Work required ▸ Skip the pictures and quote all of the lines exactly.

Data shown ▸
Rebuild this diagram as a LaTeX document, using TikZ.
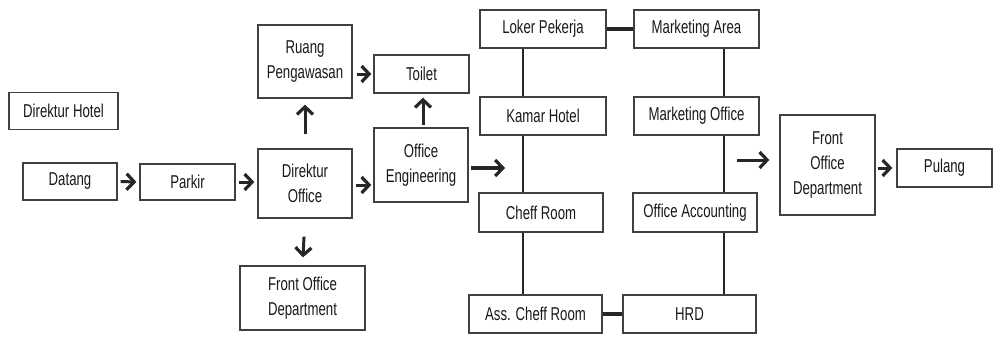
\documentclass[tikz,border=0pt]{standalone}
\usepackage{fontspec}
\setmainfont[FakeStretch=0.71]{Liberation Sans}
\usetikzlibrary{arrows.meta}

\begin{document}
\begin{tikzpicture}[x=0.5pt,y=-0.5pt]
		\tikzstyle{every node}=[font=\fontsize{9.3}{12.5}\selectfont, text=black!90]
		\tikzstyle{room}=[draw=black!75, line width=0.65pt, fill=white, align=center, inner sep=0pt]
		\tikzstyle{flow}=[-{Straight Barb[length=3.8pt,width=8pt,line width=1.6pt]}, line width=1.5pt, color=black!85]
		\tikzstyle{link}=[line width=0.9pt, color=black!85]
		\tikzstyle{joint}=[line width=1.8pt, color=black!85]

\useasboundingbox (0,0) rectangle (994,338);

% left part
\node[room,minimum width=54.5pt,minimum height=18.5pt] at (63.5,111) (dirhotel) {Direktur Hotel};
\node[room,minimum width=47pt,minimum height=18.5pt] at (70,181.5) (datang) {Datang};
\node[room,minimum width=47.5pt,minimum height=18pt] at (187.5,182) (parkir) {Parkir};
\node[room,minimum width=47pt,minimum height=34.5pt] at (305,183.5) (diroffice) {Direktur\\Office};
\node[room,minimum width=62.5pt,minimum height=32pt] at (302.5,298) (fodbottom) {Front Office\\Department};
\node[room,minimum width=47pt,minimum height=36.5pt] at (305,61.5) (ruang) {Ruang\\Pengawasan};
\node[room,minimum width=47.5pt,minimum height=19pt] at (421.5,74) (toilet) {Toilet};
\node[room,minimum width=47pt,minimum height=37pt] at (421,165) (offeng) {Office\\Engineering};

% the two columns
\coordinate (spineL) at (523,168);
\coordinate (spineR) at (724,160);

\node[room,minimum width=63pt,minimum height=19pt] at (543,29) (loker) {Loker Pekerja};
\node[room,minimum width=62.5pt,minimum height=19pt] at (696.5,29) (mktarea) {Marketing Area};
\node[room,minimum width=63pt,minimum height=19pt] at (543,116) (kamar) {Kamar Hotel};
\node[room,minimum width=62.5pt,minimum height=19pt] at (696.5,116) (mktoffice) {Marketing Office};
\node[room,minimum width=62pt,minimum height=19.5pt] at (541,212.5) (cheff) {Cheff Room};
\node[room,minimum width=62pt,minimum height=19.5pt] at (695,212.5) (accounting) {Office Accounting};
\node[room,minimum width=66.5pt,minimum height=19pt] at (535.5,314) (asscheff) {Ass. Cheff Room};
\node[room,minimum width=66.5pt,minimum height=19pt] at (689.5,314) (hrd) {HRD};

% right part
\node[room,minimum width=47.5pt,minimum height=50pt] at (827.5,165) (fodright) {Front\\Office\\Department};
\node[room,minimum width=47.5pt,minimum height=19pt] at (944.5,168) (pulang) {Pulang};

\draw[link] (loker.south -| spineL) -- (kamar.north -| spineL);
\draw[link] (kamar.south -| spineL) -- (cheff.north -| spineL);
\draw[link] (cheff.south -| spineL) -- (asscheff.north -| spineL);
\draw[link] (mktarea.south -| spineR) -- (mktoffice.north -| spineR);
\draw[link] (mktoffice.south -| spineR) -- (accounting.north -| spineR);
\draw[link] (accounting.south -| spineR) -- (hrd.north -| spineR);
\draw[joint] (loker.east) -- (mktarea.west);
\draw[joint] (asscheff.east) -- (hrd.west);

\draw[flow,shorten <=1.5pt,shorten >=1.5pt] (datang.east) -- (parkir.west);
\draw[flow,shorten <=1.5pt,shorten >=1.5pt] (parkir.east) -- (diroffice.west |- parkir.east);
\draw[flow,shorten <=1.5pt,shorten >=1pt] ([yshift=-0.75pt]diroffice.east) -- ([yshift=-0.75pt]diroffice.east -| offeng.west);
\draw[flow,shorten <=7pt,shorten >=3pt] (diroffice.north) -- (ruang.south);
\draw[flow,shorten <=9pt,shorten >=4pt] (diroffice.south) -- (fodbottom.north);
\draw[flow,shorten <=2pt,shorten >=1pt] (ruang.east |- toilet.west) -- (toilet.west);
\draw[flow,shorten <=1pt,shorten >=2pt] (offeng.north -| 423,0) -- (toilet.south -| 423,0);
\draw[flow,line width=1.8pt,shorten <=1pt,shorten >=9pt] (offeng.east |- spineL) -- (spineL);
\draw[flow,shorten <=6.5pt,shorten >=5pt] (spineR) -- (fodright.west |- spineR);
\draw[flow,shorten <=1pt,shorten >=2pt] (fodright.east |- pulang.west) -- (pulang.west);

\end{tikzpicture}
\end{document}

Response to this exercise ▸
Rebuild this diagram as a LaTeX document, using TikZ.
\documentclass[tikz,border=0pt]{standalone}
\usepackage{fontspec}
\setmainfont[FakeStretch=0.71]{Liberation Sans}
\usetikzlibrary{arrows.meta}

\begin{document}
\begin{tikzpicture}[x=0.5pt,y=-0.5pt]
		\tikzstyle{every node}=[font=\fontsize{9.3}{12.5}\selectfont, text=black!90]
		\tikzstyle{room}=[draw=black!75, line width=0.65pt, fill=white, align=center, inner sep=0pt]
		\tikzstyle{flow}=[-{Straight Barb[length=3.8pt,width=8pt,line width=1.6pt]}, line width=1.5pt, color=black!85]
		\tikzstyle{link}=[line width=0.9pt, color=black!85]
		\tikzstyle{joint}=[line width=1.8pt, color=black!85]

\useasboundingbox (0,0) rectangle (994,338);

% left part
\node[room,minimum width=54.5pt,minimum height=18.5pt] at (63.5,111) (dirhotel) {Direktur Hotel};
\node[room,minimum width=47pt,minimum height=18.5pt] at (70,181.5) (datang) {Datang};
\node[room,minimum width=47.5pt,minimum height=18pt] at (187.5,182) (parkir) {Parkir};
\node[room,minimum width=47pt,minimum height=34.5pt] at (305,183.5) (diroffice) {Direktur\\Office};
\node[room,minimum width=62.5pt,minimum height=32pt] at (302.5,298) (fodbottom) {Front Office\\Department};
\node[room,minimum width=47pt,minimum height=36.5pt] at (305,61.5) (ruang) {Ruang\\Pengawasan};
\node[room,minimum width=47.5pt,minimum height=19pt] at (421.5,74) (toilet) {Toilet};
\node[room,minimum width=47pt,minimum height=37pt] at (421,165) (offeng) {Office\\Engineering};

% the two columns
\coordinate (spineL) at (523,168);
\coordinate (spineR) at (724,160);

\node[room,minimum width=63pt,minimum height=19pt] at (543,29) (loker) {Loker Pekerja};
\node[room,minimum width=62.5pt,minimum height=19pt] at (696.5,29) (mktarea) {Marketing Area};
\node[room,minimum width=63pt,minimum height=19pt] at (543,116) (kamar) {Kamar Hotel};
\node[room,minimum width=62.5pt,minimum height=19pt] at (696.5,116) (mktoffice) {Marketing Office};
\node[room,minimum width=62pt,minimum height=19.5pt] at (541,212.5) (cheff) {Cheff Room};
\node[room,minimum width=62pt,minimum height=19.5pt] at (695,212.5) (accounting) {Office Accounting};
\node[room,minimum width=66.5pt,minimum height=19pt] at (535.5,314) (asscheff) {Ass. Cheff Room};
\node[room,minimum width=66.5pt,minimum height=19pt] at (689.5,314) (hrd) {HRD};

% right part
\node[room,minimum width=47.5pt,minimum height=50pt] at (827.5,165) (fodright) {Front\\Office\\Department};
\node[room,minimum width=47.5pt,minimum height=19pt] at (944.5,168) (pulang) {Pulang};

\draw[link] (loker.south -| spineL) -- (kamar.north -| spineL);
\draw[link] (kamar.south -| spineL) -- (cheff.north -| spineL);
\draw[link] (cheff.south -| spineL) -- (asscheff.north -| spineL);
\draw[link] (mktarea.south -| spineR) -- (mktoffice.north -| spineR);
\draw[link] (mktoffice.south -| spineR) -- (accounting.north -| spineR);
\draw[link] (accounting.south -| spineR) -- (hrd.north -| spineR);
\draw[joint] (loker.east) -- (mktarea.west);
\draw[joint] (asscheff.east) -- (hrd.west);

\draw[flow,shorten <=1.5pt,shorten >=1.5pt] (datang.east) -- (parkir.west);
\draw[flow,shorten <=1.5pt,shorten >=1.5pt] (parkir.east) -- (diroffice.west |- parkir.east);
\draw[flow,shorten <=1.5pt,shorten >=1pt] ([yshift=-0.75pt]diroffice.east) -- ([yshift=-0.75pt]diroffice.east -| offeng.west);
\draw[flow,shorten <=7pt,shorten >=3pt] (diroffice.north) -- (ruang.south);
\draw[flow,shorten <=9pt,shorten >=4pt] (diroffice.south) -- (fodbottom.north);
\draw[flow,shorten <=2pt,shorten >=1pt] (ruang.east |- toilet.west) -- (toilet.west);
\draw[flow,shorten <=1pt,shorten >=2pt] (offeng.north -| 423,0) -- (toilet.south -| 423,0);
\draw[flow,line width=1.8pt,shorten <=1pt,shorten >=9pt] (offeng.east |- spineL) -- (spineL);
\draw[flow,shorten <=6.5pt,shorten >=5pt] (spineR) -- (fodright.west |- spineR);
\draw[flow,shorten <=1pt,shorten >=2pt] (fodright.east |- pulang.west) -- (pulang.west);

\end{tikzpicture}
\end{document}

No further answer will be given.